Ancak Türkiye İnsan Hakları Vakfı'na göre, son yıllarda HDP üyelerinin yanı sıra Marksist gruplara bağlı birçok aktivist de benzer şekilde kaçırıldı.

6 Ağustos'ta Devrim Taylan Eryılmaz'ın Ankara'da kendilerini polis olarak tanıtan ve HDP'ye bağlı küçük Marksist bir grup olan Ezilenlerin Sosyalist Partisi hakkında bilgi vermek için baskı yapan üç kişi tarafından zorla arabaya bindirildiği bildirildi.

Ocak ayında, sol eğilimli bir Türk işçisi olan Gökhan Güneş'in kimliği belirsiz hükümet ajanları tarafından kaçırıldığı ve işkence gördüğü bildirildi.

Altı gün sonra evine döndü ve durumu yerel ve uluslararası alanda büyük ilgi gördü.

İnsan Hakları Derneği'ne (İHD) göre 2020'nin ilk 10 ayında en az 10 kişi kaçırıldığı, taciz edildiği ve muhbirlik yapmak için baskıya uğradığı iddia edildi.

İHD İstanbul başkanı Gülseren Yoleri, hedeflerin çoğunun şikayette bulunmaktan korktuğu için kaçırılmaların kesin sayısının bilinmediğini söyledi.

Hedeflere, ailelerine ve diğer aktivistlere verilen zararın yanı sıra, kaçırma suçlamaları da topluma ağır bir zarar verme eğilimindedir.

“Kaçırılan kişi, kaybolma veya öldürülme korkusu yaşıyor. [Olaylar] toplumda da aynı korkuyu yaratıyor. Diğer muhalifler de bunlardan etkileniyor. Bunun çok tehlikeli ve ciddi sonuçları var” dedi.
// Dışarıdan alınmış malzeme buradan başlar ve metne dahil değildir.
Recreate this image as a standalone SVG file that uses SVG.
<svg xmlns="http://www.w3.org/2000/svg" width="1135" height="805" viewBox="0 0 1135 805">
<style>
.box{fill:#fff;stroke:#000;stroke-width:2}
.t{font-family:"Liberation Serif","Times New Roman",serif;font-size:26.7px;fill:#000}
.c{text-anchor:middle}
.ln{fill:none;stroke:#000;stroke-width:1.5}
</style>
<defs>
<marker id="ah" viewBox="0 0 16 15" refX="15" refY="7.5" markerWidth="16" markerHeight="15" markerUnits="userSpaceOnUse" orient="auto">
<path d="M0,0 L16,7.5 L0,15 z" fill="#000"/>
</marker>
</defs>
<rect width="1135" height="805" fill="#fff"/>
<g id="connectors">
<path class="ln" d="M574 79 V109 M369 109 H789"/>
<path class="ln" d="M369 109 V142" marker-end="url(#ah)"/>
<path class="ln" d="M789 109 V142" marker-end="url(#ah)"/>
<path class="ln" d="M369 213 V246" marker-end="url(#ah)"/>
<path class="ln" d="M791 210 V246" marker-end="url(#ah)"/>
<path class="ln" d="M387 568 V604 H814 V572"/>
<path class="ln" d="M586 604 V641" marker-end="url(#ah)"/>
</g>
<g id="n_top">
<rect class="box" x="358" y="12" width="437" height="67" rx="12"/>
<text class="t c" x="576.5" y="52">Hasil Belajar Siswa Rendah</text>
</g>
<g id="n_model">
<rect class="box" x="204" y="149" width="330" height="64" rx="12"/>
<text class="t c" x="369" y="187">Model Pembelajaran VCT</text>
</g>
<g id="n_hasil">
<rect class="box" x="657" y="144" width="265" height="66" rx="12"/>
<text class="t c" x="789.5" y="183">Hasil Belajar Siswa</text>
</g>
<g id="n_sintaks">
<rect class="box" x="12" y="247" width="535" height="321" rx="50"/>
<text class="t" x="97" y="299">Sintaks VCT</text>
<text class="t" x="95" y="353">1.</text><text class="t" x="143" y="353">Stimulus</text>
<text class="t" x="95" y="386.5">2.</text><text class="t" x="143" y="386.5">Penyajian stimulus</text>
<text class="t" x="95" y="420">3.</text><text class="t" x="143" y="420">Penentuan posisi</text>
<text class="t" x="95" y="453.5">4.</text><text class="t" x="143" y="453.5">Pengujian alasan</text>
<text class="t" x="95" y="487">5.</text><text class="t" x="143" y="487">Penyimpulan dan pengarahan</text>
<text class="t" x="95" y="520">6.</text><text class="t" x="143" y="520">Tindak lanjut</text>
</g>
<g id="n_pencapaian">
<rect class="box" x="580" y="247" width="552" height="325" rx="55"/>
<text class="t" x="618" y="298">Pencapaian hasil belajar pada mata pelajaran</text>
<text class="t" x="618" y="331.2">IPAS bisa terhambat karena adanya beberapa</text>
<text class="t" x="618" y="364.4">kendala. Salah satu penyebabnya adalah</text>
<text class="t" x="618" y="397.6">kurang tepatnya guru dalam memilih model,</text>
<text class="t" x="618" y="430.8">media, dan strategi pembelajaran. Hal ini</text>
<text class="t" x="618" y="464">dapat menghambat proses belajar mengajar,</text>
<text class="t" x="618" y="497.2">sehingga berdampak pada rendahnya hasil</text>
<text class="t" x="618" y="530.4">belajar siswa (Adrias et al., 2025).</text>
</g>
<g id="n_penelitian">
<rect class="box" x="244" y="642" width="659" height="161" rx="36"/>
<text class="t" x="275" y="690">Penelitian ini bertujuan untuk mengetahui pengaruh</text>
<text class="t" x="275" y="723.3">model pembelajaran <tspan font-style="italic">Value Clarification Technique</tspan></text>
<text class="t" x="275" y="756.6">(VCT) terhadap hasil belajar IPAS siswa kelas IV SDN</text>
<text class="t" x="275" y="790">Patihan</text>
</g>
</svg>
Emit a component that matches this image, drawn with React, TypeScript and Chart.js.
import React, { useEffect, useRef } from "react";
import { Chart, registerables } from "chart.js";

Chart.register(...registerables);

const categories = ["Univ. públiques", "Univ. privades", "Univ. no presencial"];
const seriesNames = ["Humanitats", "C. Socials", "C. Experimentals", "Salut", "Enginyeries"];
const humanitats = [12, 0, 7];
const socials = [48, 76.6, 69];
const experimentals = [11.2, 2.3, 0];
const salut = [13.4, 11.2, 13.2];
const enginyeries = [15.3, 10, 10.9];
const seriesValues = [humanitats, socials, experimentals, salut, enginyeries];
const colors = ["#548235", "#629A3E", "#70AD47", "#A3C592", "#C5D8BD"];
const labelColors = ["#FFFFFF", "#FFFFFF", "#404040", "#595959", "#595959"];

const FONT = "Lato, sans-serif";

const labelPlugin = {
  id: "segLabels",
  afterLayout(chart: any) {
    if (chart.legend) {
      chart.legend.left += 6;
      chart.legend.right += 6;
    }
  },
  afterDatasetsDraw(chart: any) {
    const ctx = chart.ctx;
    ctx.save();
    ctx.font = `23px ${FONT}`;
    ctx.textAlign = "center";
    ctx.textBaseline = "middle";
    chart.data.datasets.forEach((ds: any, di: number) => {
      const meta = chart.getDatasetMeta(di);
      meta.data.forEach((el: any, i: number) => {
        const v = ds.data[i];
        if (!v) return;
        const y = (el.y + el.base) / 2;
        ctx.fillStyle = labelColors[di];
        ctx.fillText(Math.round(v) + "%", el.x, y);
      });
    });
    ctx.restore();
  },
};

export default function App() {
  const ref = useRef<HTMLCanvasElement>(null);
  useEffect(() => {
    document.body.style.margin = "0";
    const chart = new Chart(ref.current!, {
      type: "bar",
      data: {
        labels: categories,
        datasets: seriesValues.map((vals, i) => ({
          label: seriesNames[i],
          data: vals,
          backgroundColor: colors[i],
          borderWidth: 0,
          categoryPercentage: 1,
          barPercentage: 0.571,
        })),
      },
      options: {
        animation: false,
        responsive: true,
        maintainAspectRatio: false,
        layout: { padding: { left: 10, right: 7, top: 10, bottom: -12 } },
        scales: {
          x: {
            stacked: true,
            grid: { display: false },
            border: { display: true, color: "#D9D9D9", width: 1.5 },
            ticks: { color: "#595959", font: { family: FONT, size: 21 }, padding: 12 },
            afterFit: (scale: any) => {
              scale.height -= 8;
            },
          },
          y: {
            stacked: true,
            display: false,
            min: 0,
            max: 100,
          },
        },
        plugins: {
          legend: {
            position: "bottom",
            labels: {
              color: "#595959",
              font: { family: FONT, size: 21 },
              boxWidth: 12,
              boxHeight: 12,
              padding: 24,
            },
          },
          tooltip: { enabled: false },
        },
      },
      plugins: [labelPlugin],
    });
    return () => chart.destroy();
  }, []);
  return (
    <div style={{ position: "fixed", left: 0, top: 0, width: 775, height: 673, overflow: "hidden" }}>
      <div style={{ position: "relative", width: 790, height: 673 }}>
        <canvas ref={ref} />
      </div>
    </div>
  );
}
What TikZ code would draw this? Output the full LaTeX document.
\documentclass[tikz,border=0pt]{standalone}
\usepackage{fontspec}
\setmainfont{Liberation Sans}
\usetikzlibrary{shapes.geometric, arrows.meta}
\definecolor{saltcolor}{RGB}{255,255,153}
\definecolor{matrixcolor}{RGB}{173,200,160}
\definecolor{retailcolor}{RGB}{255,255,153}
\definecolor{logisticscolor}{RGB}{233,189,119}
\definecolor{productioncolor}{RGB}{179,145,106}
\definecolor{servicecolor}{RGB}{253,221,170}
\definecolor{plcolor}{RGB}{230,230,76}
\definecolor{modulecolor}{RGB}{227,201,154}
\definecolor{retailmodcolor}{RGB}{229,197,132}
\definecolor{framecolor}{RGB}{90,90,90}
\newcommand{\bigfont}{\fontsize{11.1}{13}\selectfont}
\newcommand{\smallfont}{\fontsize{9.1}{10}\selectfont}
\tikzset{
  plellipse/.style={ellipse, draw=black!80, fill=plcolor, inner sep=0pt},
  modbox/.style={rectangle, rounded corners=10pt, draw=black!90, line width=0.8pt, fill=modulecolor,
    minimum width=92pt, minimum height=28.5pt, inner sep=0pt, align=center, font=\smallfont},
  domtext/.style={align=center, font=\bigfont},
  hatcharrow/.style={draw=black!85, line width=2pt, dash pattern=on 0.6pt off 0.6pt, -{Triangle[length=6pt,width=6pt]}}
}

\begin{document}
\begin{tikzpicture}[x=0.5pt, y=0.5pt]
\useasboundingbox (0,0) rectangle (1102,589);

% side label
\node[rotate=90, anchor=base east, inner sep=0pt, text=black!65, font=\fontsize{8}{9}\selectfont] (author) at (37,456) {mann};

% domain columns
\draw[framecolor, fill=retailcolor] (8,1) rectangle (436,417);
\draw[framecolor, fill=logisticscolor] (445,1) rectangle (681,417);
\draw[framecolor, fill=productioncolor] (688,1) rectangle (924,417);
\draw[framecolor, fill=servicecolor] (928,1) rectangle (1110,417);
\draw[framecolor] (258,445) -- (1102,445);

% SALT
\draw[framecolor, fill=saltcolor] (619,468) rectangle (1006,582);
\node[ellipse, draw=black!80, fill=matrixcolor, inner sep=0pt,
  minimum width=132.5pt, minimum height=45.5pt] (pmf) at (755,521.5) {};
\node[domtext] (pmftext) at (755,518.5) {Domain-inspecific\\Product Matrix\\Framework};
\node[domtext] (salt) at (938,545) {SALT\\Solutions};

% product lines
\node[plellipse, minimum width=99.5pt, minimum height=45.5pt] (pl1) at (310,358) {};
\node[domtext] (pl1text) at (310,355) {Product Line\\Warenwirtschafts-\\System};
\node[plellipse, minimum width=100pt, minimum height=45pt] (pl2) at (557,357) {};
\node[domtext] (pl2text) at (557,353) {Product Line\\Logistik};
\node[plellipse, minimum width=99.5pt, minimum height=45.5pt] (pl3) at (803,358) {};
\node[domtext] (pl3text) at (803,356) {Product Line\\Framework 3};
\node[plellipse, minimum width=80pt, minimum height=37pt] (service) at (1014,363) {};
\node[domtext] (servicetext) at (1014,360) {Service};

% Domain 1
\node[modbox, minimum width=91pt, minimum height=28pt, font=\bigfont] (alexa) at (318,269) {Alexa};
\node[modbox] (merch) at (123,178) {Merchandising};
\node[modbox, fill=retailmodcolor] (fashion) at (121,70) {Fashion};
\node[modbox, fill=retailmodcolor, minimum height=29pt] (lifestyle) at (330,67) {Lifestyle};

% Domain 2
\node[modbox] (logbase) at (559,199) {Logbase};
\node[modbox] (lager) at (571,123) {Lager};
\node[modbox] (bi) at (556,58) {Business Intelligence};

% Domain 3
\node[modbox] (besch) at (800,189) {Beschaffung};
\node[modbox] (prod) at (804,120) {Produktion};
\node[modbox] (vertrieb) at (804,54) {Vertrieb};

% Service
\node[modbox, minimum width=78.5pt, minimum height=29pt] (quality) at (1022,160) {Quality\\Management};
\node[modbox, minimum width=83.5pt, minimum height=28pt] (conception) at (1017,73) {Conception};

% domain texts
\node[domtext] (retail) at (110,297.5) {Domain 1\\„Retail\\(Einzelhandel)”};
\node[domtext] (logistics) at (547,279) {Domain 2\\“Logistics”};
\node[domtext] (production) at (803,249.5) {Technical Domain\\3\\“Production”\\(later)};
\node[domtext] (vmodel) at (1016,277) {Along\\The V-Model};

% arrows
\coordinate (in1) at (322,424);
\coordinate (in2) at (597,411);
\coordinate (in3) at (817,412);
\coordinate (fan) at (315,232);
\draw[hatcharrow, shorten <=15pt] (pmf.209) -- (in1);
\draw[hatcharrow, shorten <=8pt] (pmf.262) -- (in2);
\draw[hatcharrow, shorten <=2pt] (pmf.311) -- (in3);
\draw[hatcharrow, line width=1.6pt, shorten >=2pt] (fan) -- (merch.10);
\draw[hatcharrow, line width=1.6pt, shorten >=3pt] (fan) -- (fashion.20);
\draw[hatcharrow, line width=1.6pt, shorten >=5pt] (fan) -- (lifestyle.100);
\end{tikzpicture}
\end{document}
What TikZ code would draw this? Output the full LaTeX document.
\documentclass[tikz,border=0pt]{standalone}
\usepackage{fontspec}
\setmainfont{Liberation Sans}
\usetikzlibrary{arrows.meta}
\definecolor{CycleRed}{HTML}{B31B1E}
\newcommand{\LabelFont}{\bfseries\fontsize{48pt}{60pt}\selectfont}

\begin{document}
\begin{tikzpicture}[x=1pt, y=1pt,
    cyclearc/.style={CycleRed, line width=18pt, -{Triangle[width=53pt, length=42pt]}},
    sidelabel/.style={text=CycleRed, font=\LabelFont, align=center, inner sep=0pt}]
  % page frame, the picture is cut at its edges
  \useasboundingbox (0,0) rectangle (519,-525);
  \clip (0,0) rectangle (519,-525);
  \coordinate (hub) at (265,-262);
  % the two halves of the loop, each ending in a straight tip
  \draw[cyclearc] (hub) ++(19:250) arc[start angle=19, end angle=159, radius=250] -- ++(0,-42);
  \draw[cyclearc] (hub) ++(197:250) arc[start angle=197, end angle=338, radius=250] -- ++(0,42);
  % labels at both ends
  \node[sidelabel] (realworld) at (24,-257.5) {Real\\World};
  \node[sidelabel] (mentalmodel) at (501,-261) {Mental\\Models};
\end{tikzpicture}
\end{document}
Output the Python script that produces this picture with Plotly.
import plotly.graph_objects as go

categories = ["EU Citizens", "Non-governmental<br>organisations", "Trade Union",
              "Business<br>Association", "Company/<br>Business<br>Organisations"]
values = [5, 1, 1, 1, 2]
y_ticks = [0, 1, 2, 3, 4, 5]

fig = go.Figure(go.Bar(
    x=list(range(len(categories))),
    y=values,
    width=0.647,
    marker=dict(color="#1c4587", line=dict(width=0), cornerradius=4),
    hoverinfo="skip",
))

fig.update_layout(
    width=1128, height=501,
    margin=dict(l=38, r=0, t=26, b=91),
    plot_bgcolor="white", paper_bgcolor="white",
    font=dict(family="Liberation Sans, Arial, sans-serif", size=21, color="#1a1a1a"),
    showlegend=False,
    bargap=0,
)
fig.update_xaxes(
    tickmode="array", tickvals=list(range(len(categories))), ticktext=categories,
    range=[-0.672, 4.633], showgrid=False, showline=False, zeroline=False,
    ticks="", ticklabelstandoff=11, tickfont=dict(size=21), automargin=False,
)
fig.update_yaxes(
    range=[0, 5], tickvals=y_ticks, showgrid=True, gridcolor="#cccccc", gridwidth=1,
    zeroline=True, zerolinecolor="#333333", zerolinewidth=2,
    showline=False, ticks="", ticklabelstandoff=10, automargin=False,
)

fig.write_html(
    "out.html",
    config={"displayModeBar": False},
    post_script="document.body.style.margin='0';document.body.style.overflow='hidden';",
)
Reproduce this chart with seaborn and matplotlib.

HDP milletvekili Mehmet Tiryaki'ye göre kaçırma girişimleri çoğunlukla gençleri hedef alıyor. Al-Monitor’a konuşan Tiryaki, “Geçen yıldan beri birçok arkadaşımız kimliği belirsiz kişilerce kaçırıldı” dedi. ​"Uzak yerlere götürüldüler ve ölümle tehdit edildiler. ”

Tiryaki'ye göre, hedeflerin çoğuna HDP'ye muhbir olmaları için baskı yapıldı. "Bizim hakkımızda bilgi almak isteyenler bize sorabilirler. Biz her şeyi kamuoyuyla paylaşan bir partiyiz" dedi.

Olaylar, 1990'larda Türk terörle mücadele güçlerinin zorla kaybetmelerine dair acı hatıraları çağrıştırıyor ve Türkiye'nin o karanlık günlere geri dönebileceğine dair korkuları besliyor.

“1990'larda kaçırmalar gizlice gerçekleştirildi. Yalçın, “Bugün suç CCTV kameraları önünde arsızca işleniyor” dedi.

Son zamanlarda Türk medyasında birkaç kişinin HDP'li Polat'ı 27 Ağustos 2020'de İstanbul'da kaçırdığını gösteren video görüntüleri dolaştı. Ancak Polat'ın kaçırılma şikayetiyle ilgili soruşturma sonuç vermedi.

Tiryaki, "İstanbul, Diyarbakır ve Ankara'da onlarca kişinin kaçırılmasına rağmen" HDP'nin alıkoyma suçlamalarıyla ilgili yaptığı suç duyurularında şu ana kadar herhangi bir kimlik tespit edilemediğini söyledi.

İronik olarak, olaylarla ilgili olarak yargılanan tek kişi hedeflerden biriydi.

Mayıs 2020'de Türkiye'nin Kürt nüfusun çoğunlukta olduğu güneydoğu bölgesinde polis tarafından kaçırıldığı bildirilen Busra Kuyun hakkında yerel savcılar tarafından suç duyurusunda bulunuldu.

Savcılar, kaçırılmasının ardından yaptığı açıklamalar nedeniyle onu kin ve düşmanlığa kışkırtmakla suçladı.

Tiryaki'ye göre, faillerin cezasız kalması, güvenlik güçlerinin olaylara karıştığını gösteriyor. Kaçırma iddialarının benzerlikleri, sistematik bir taktik olarak kullanıldıklarını gösteriyor.

Muhalefet milletvekilleri ve gazeteciler tarafından sorulan birkaç soruya rağmen, hiçbir hükümet yetkilisi henüz alenen kaçırma iddiaları hakkında yorum yapmadı.

Yoleri, İHD'nin kaçırılma iddialarının tamamı için suç duyurusunda bulunduğunu, ancak tüm davaların düştüğünü söyledi.

 Yoleri'ye göre, Türk İstihbarat Teşkilatı'nın (MİT) faaliyetlerini kovuşturmadan koruyan bir yasa önemli bir faktör oldu.

“Bunun neden olduğunu sorduğumuzda MİT yasasıyla karşılaşıyoruz. Kaçırma MİT faaliyeti ise savcılık soruşturma yapamaz” dedi.